Stocks Surge 1% on Strong Jobs Report; Dow Reclaims 15,000 Level

Stocks jumped in a choppy trading session Friday, extending gains heading into the close, after a strong jobs report indicating an improving U.S. economy offset worries about a sooner-than-expected end to Federal Reserve bond buying.

S&P 500

The Dow Jones Industrial Average climbed back above the 15,000 level, propelled by gains in American Express and JPMorgan.

The S&P 500 and the Nasdaq were also strongly higher. The CBOE Volatility Index (VIX), widely considered the best gauge of fear in the market, traded near 15.

The S&P 500 finished above its 50-day moving average of 1626. "All week this trendline has held back the bulls," said Ryan Detrick, senior technical strategist at Schaeffer's Investment Research. "Still, the more important area could be the Russell 2000 Index 1,000 region. This area has held as resistance since May and won't go down without a fight."

With those areas breached on Friday, Detrick said "it could signal we could have a strong July rally."

Among S&P sectors, financials and industrials paced the advance, while utilities fell.

Small-cap stocks and regional banks were among the market leaders. "These are the sectors you want to see leadership from," Detrick said, since they are closely tied to the U.S. domestic economy.

Home builders were among the weakest industry groups as investors fret about what higher interest rates will mean for the housing recovery.

For the week, the Dow gained 1.5 percent, the S&P 500 was up 1.6 percent and the Nasdaq jumped 2.2 percent.

The U.S. economy created 195,000 new non-farm payroll jobs in June, the Labor Department reported, after an upwardly revised 195,000 jobs were created in May. The unemployment rate was unchanged at 7.6 percent as more people entered the labor market.

The jobs report means the economy is improving and it's on track to at least pick up a little bit of momentum, Robert Pavlik, Banyan Partners' chief market strategist, told CNBC.

"I think the market is going to continue to move higher even as we approach the July meetings," he said. But as it gets closer to September "the possibility that market gets a little bit worried about the move up in Treasury yields comes back into play."

The dollar jumped to a three-year high and 10-year Treasury yields pushed above 2.70 percent given the stronger data and growing anticipation of Fed tapering. Gold tumbled 3 percent.

(Read More: Why Higher US Yields Should Cheer Investors)

"Combing through the details of the release, there is not too much to sniff at, and overall, the June report easily gets passing marks," JPMorgan economist Michael Feroli wrote in a research note, adding "after today's report we are moving to a call for a first reduction in asset purchases at the September FOMC meeting."

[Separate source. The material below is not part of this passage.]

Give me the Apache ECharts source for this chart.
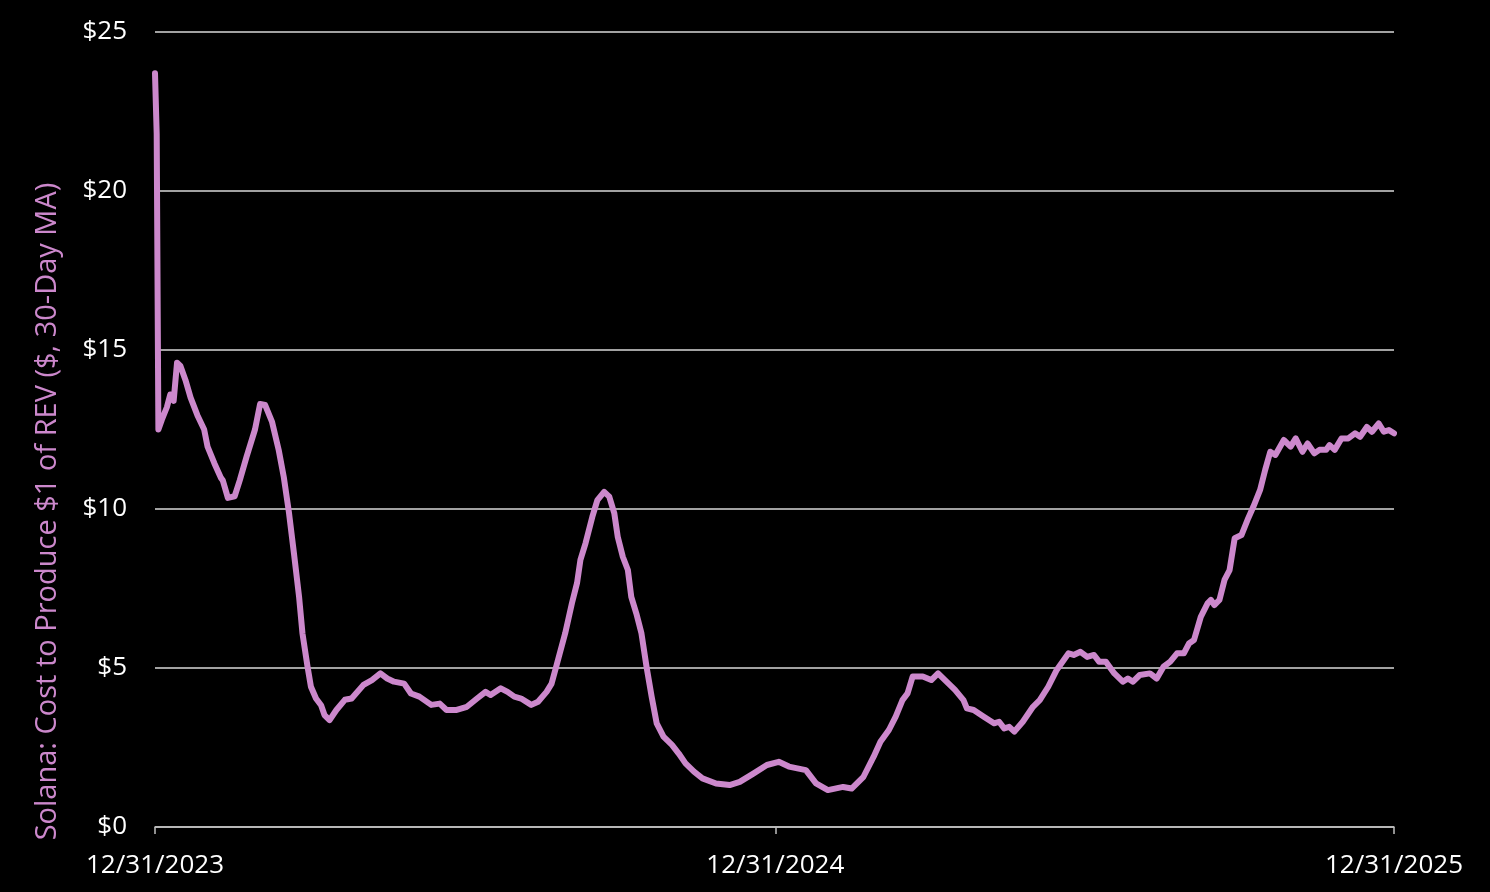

Markets had been awaiting the jobs report for clues as to when the Federal Reserve would begin reducing its bond purchases. The Fed has said it expects to end its $85 billion monthly asset purchases when the unemployment rate drops to around 7 percent.

Jan Hatzius, Goldman Sachs chief economist, also is now calling for a September tapering. "It's not a done deal. It could still be December," he told CNBC. "But when I take everything together—what they've said, what you've seen in the numbers— September is more likely."

While the U.S. central bank may be closer to pulling back on the bond purchases, yesterday, both the European Central Bank and the Bank of England offered forward guidance on policy for the first time, and said record-low interest rates would be maintained for a prolonged period.

(Read More: July 4: Independence Day for Europe's Central Banks?)

Among stock movers, Dell was sharply lower on reports Michael Dell and Silver Lake will not raise their $24.4 billion buyout bid.

Attention will turn to corporate earnings next week. Second-quarter earnings season kicks off with numbers from Dow component Alcoa on Monday.

Pavlik of Banyan Partners isn't expecting a blowout earnings season. "I think that Q2 earnings season is largely going to be a repeat of Q1 and you will see a good increase in earnings per share, but you're not going to see a tremendous increase in revenue which could create problems for the intermediate term," he said. "But short term, I think the market moves higher."